Today, the Indian festival of light, divali, means that the asian community let off fireworks at the start of November and the bangs and flashes continue for the whole first week.

Also, every British kid knows a kid who knows a kid who went to sleep in the bonfire he and his gang had made on a patch of waste ground to guard it against premature lighting by rival gangs and, like, died, yea, because a rival gang lit it with him inside and he was trapped.

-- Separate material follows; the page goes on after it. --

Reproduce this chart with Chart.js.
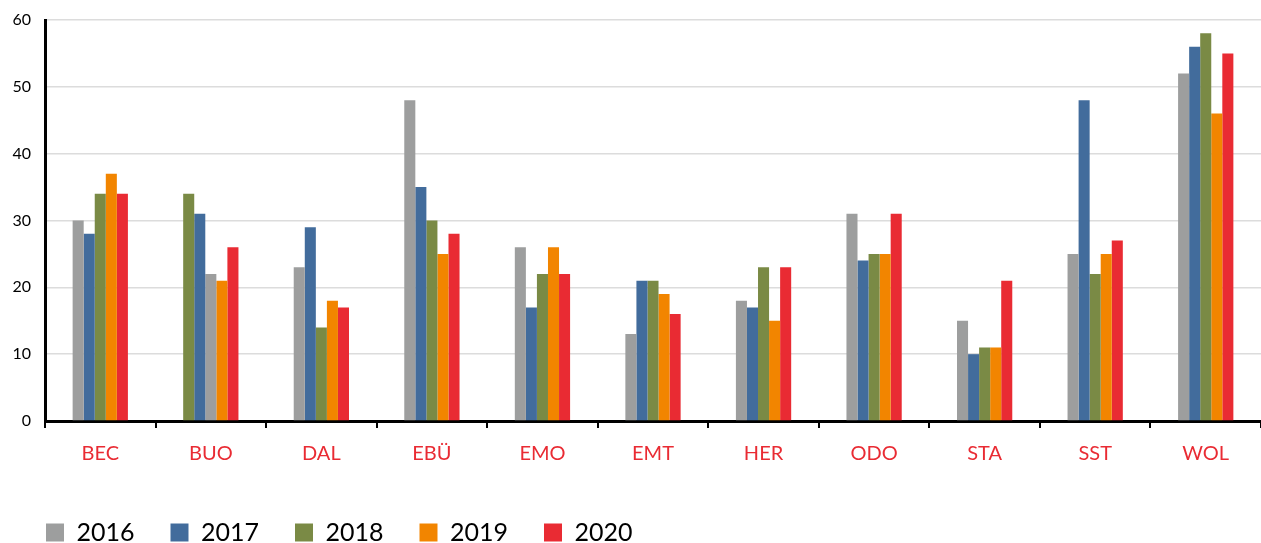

No, rilly.

Such occurrences are rare these days, as gangs of kids building bonfires have been a)banned under EU law and b) kids are too busy on their Xbox to bother while c) their enthusiastic nostalgic dads can’t find any waste ground because it’s all been built on.

I was over at the House about this time last year and to my dismay saw that they had rebranded bonfire night as ‘5/11 – the plot to blow up parliament’. (The English use day/month notation rather than month/date). What tosh. It’s 5th November, as in ‘remember, remember the 5th of November, gunpowder, treason and plot…I see no reason why the 5th of November should ever be forgot.’

After last year’s firework extravaganza that left scorch marks on my lawn, I’ve scaled back on the pyrotechnics. No display fireworks, just normal ones. The trick is to rope them together you see. Under a bag of fertilizer. Warning: this means nasty chemical fertilizer. Using manure just results in the BBC weather forecast talking about ‘short, sharp showers of shit over the South East’ and having to put the window cleaner on double shifts.